The Fortescue Infinity Train example, where regenerative braking in iron ore rail transport can recover energy from loaded trains descending to port, shows what’s possible when physics aligns with economics. But excavators don’t regenerate energy. They consume it continuously. The parallel doesn’t hold.
What This Means for the Broader Mining Fleet
If electric excavators make economic sense in specific conditions, the next question is whether those conditions will expand or contract. Grid extension costs are falling as mining companies install renewable generation on-site, sometimes creating local microgrids that are more stable than the regional utility supply. Cable technology is improving, with newer designs that are lighter and more damage-resistant. Autonomous haulage reduces the cable routing chaos.
But diesel engines are also improving. Fuel efficiency gains in the latest Tier 4 Final engines reduce operating costs. Renewable diesel and biodiesel blends offer emissions reductions without capital investment. The competitive set isn’t static.
The realistic adoption curve for electric excavators looks like this: large mines with high fuel costs and grid access will adopt electric drives for high-utilization machines where the payback is clear.
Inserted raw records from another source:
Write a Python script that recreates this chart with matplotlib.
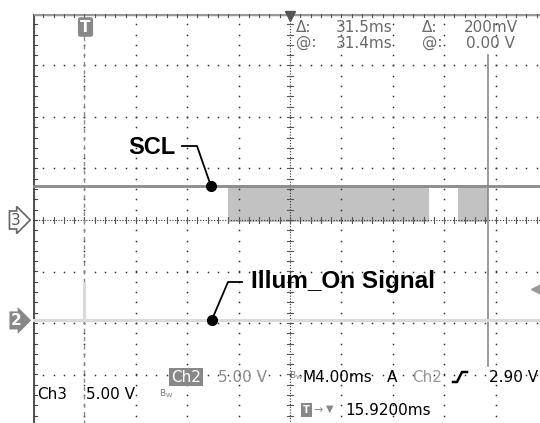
import matplotlib.pyplot as plt
import numpy as np
from matplotlib.transforms import blended_transform_factory

# scope settings
ms_per_div = 4.0
ch3_volts_per_div = 5.0
ch2_volts_per_div = 5.0
trigger_div = -4.0  # trigger point sits one division in from the left edge

# ground offsets of the channels, in divisions from screen centre
ch3_offset = 0.0
ch2_offset = -1.95

# SCL (Ch3): idle high, bursts of clock activity (ms after trigger)
scl_high_v = 3.3
scl_bursts = [(11.15, 26.8), (29.1, 31.4)]

# Illum_On (Ch2): stays low, faint blip at the trigger
illum_t = [-4.0, 0.0, 0.0, 0.0, 36.0]
illum_v = [0.0, 0.0, 3.6, 0.0, 0.0]

# cursors (ms after trigger)
cursor1_ms = 0.0
cursor2_ms = 31.4

# marker points for the callouts (ms after trigger)
scl_dot_ms = 9.85
illum_dot_ms = 9.9

W, H = 540, 423
X0, Y0 = 33, 14          # pixel of the left / top graticule edge
PXDIV_X, PXDIV_Y = 51.4, 51.5

MID = "#8a8a8a"


def t2x(t):
    return t / ms_per_div + trigger_div


def px(x, y):
    """pixel position on the picture -> division coordinates"""
    return -5 + (x - X0) / PXDIV_X, 4 - (y - Y0) / PXDIV_Y


fig = plt.figure(figsize=(W / 100, H / 100), dpi=100)
ax = fig.add_axes([X0 / W, 0, 1 - X0 / W, 1 - Y0 / H])
ax.set_xlim(-5, -5 + (W - X0) / PXDIV_X)
ax.set_ylim(4 - (H - Y0) / PXDIV_Y, 4)
ax.axis("off")

# graticule: dotted division lines
for gx in range(-4, 5):
    if gx == 0:
        continue
    ys = np.arange(-4, 4.01, 0.2)
    ax.plot(np.full_like(ys, gx), ys, ls="none", marker="s", ms=1.1, color="#333", mew=0)
for gy in range(-3, 4):
    if gy == 0:
        continue
    xs = np.arange(-5, 5.01, 0.2)
    ax.plot(xs, np.full_like(xs, gy), ls="none", marker="s", ms=1.1, color="#333", mew=0)

# centre axes with minor ticks
ax.plot([-5, 5], [0, 0], color="#333", lw=0.8, ls=(0, (1, 1.5)))
ax.plot([0, 0], [-4, 4], color="#333", lw=0.8, ls=(0, (1, 1.5)))
for v in np.arange(-5, 5.01, 0.2):
    ax.plot([v, v], [-0.05, 0.05], color="#555", lw=0.8)
for v in np.arange(-4, 4.01, 0.2):
    ax.plot([-0.05, 0.05], [v, v], color="#555", lw=0.8)

# borders with ticks
ax.plot([-5, -5], [-4, 4], color="#555", lw=3, solid_capstyle="butt")
for v in np.arange(-4, 4.01, 0.2):
    ax.plot([-5, -4.93], [v, v], color="#444", lw=0.8)
ax.plot([-5, 5], [4, 4], color="#999", lw=2.5)
for v in np.arange(-5, 5.01, 0.2):
    ax.plot([v, v], [4, 3.95], color="#555", lw=0.8)

# cursors
ax.plot([t2x(cursor1_ms)] * 2, [-4, 3.6], color=MID, lw=1, ls=(0, (3, 3)))
cy_top = px(0, 55)[1]
cy_bot = px(0, 366)[1]
ax.plot([t2x(cursor2_ms)] * 2, [cy_bot, cy_top], color=MID, lw=1.2)
ax.plot([t2x(cursor2_ms) - 0.12, t2x(cursor2_ms) + 0.12], [ch2_offset] * 2, color=MID, lw=1.2)

# Ch2 trace (Illum_On)
ax.plot([t2x(t) for t in illum_t], [v / ch2_volts_per_div + ch2_offset for v in illum_v],
        color="#dadada", lw=2.2)

# Ch3 trace (SCL)
scl_hi = scl_high_v / ch3_volts_per_div + ch3_offset
for a, b in scl_bursts:
    ax.fill_between([t2x(a), t2x(b)], ch3_offset - 0.04, scl_hi, color="#c2c2c2", lw=0)
ax.plot([t2x(-4), t2x(36)], [scl_hi, scl_hi], color=MID, lw=2)

# callouts
sx, sy = t2x(scl_dot_ms), scl_hi
ax.plot(sx, sy, "o", color="black", ms=7)
kx, ky = px(197, 146)
ex, _ = px(182, 146)
ax.plot([sx, kx, ex], [sy, ky, ky], color="black", lw=1.3)
ax.text(*px(176, 147), "SCL", ha="right", va="center", fontsize=17,
        fontweight="bold", family="Liberation Sans")

ix, iy = t2x(illum_dot_ms), ch2_offset
ax.plot(ix, iy, "o", color="black", ms=7)
kx, ky = px(228, 282)
ex, _ = px(242, 282)
ax.plot([ix, kx, ex], [iy, ky, ky], color="black", lw=1.3)
ax.text(*px(251, 281), "Illum_On Signal", ha="left", va="center", fontsize=17.5,
        fontweight="bold", family="Liberation Sans")

# readouts
ro = dict(family="DejaVu Sans", fontsize=11, va="center", ha="left")
for x, y, s in [(296, 27, "Δ:"), (336, 27, "31.5ms"), (422, 27, "Δ:"), (464, 27, "200mV"),
                (296, 43, "@:"), (336, 43, "31.4ms"), (422, 43, "@:"), (466, 43, "0.00 V")]:
    ax.text(*px(x, y), s, color="#6a6a6a", **ro)

ax.text(*px(171, 377), "Ch2", color="white", bbox=dict(fc="#888", ec="none", pad=1.2), **ro)
ax.text(*px(218, 377), "5.00 V", color="#8a8a8a", **ro)
ax.text(*px(37, 394), "Ch3", color="black", **ro)
ax.text(*px(86, 394), "5.00 V", color="black", **ro)
ax.text(*px(303, 377), "M4.00ms", color="black", **ro)
ax.text(*px(387, 377), "A", color="black", **ro)
ax.text(*px(412, 377), "Ch2", color="#999", **ro)
ax.text(*px(489, 377), "2.90 V", color="black", **ro)
ax.text(*px(345, 410), "15.9200ms", color="black", **ro)

# bandwidth-limit marks
for bx, by in [(159, 394), (289, 376)]:
    ax.text(*px(bx, by), r"B$_\mathregular{W}$", color="#777", fontsize=6.5,
            va="center", ha="left")

# rising edge symbol
edge = [px(453, 382), px(457, 382), px(462, 372), px(467, 372)]
ax.plot([p[0] for p in edge], [p[1] for p in edge], color="black", lw=1.8)

# trigger position readout icons
ax.text(*px(303, 410), "T", color="white", fontsize=7, fontweight="bold", va="center",
        ha="left", bbox=dict(boxstyle="square,pad=0.2", fc="#888", ec="none"))
ax.text(*px(313, 410), "→", color="#888", fontsize=8, va="center", ha="left")
ax.text(*px(326, 409), "▼", color="#888", fontsize=7, va="center", ha="left")

# trigger marker at the top
ax.text(*px(85.5, 27), "T", color="white", fontsize=11, fontweight="bold", va="center",
        ha="center", bbox=dict(boxstyle="round,pad=0.15", fc="#888", ec="none"))
ax.plot(*px(290, 16), marker="v", color="#555", ms=7, clip_on=False)
ax.plot(*px(536, 289), marker="<", color="#999", ms=7, clip_on=False)

# ground markers left of the screen
bt = blended_transform_factory(fig.transFigure, ax.transData)
ax.text(11 / W, ch3_offset, "3", transform=bt, fontsize=11, color="#555", va="center",
        ha="left", bbox=dict(boxstyle="rarrow,pad=0.1", fc="white", ec="#666", lw=1.2))
ax.text(11 / W, ch2_offset, "2", transform=bt, fontsize=11, color="white", fontweight="bold",
        va="center", ha="left", bbox=dict(boxstyle="rarrow,pad=0.1", fc="#888", ec="none"))

fig.savefig("out.png", dpi=100)
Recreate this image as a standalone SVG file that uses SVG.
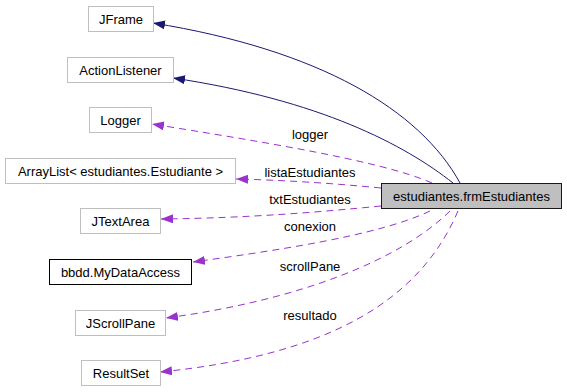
<svg xmlns="http://www.w3.org/2000/svg" width="567" height="392" viewBox="0 0 567 392">
  <style>
    text { font-family: "Liberation Sans", Arial, sans-serif; font-size: 13px; fill: #000; }
    .node text { text-anchor: middle; }
    .ext { fill: #fff; stroke: #bfbfbf; stroke-width: 1; }
    .doc { fill: #fff; stroke: #000; stroke-width: 1; }
    .main { fill: #bfbfbf; stroke: #1a1a1a; stroke-width: 1; }
    .inherit { fill: none; stroke: #191970; stroke-width: 1; marker-end: url(#navyArrow); }
    .usage { fill: none; stroke: #9a32cd; stroke-width: 1; stroke-dasharray: 7 5; marker-end: url(#purpleArrow); }
    .elabel { text-anchor: middle; }
  </style>
  <defs>
    <marker id="navyArrow" viewBox="0 0 12 9" refX="12" refY="4.5" markerWidth="12" markerHeight="9" markerUnits="userSpaceOnUse" orient="auto">
      <path d="M0,0 L12,4.5 L0,9 z" fill="#191970"/>
    </marker>
    <marker id="purpleArrow" viewBox="0 0 12 9" refX="12" refY="4.5" markerWidth="12" markerHeight="9" markerUnits="userSpaceOnUse" orient="auto">
      <path d="M0,0 L12,4.5 L0,9 z" fill="#9a32cd"/>
    </marker>
  </defs>

  <rect width="567" height="392" fill="#fff"/>

  <!-- connectors: solid navy = inheritance, dashed purple = usage -->
  <g id="edges">
    <path class="inherit" d="M460,183 C420,110 320,50 153,23"/>
    <path class="inherit" d="M453,183 C405,145 320,100 173,78"/>
    <path class="usage" d="M432,183 C380,160 250,140 152,124"/>
    <path class="usage" d="M381,188 C330,183 280,180 236,179"/>
    <path class="usage" d="M381,206 C320,212 250,218 161,219"/>
    <path class="usage" d="M430,211 C380,235 280,250 193,262"/>
    <path class="usage" d="M450,211 C400,260 300,300 166,318"/>
    <path class="usage" d="M458,211 C420,300 330,355 160,372"/>
    <text class="elabel" x="310" y="139">logger</text>
    <text class="elabel" x="310" y="177">listaEstudiantes</text>
    <text class="elabel" x="310" y="204">txtEstudiantes</text>
    <text class="elabel" x="310" y="231">conexion</text>
    <text class="elabel" x="310" y="271">scrollPane</text>
    <text class="elabel" x="310" y="320">resultado</text>
  </g>

  <g id="node-frmEstudiantes" class="node">
    <rect class="main" x="381.5" y="183.5" width="180" height="25"/>
    <text x="471.5" y="200.5">estudiantes.frmEstudiantes</text>
  </g>
  <g id="node-JFrame" class="node">
    <rect class="ext" x="88.5" y="6.5" width="65" height="25"/>
    <text x="121" y="23.5">JFrame</text>
  </g>
  <g id="node-ActionListener" class="node">
    <rect class="ext" x="67.5" y="57.5" width="106" height="25"/>
    <text x="120.5" y="74.5">ActionListener</text>
  </g>
  <g id="node-Logger" class="node">
    <rect class="ext" x="89.5" y="107.5" width="62" height="25"/>
    <text x="120.5" y="124.5">Logger</text>
  </g>
  <g id="node-ArrayList" class="node">
    <rect class="ext" x="5.5" y="158.5" width="230" height="25"/>
    <text x="120.5" y="175.5">ArrayList&lt; estudiantes.Estudiante &gt;</text>
  </g>
  <g id="node-JTextArea" class="node">
    <rect class="ext" x="80.5" y="208.5" width="80" height="25"/>
    <text x="120.5" y="225.5">JTextArea</text>
  </g>
  <g id="node-MyDataAccess" class="node">
    <rect class="doc" x="49.5" y="259.5" width="142" height="25"/>
    <text x="120.5" y="276.5">bbdd.MyDataAccess</text>
  </g>
  <g id="node-JScrollPane" class="node">
    <rect class="ext" x="75.5" y="310.5" width="90" height="25"/>
    <text x="120.5" y="327.5">JScrollPane</text>
  </g>
  <g id="node-ResultSet" class="node">
    <rect class="ext" x="81.5" y="360.5" width="79" height="25"/>
    <text x="121" y="377.5">ResultSet</text>
  </g>
</svg>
Smaller operations and mines in regions with cheap diesel or unreliable grids will stay diesel. The middle tier, mines with moderate fuel costs and decent grid access, will adopt slowly and only when capital is cheap and mine life projections are long enough to justify the investment.
That’s not a revolution. It’s a segmented market where the right answer depends on local cost structures, not global trends. Komatsu’s global availability announcement signals confidence that enough mines fit the profile to justify dealer inventory, but market segmentation doesn’t determine adoption rates. Payback periods do.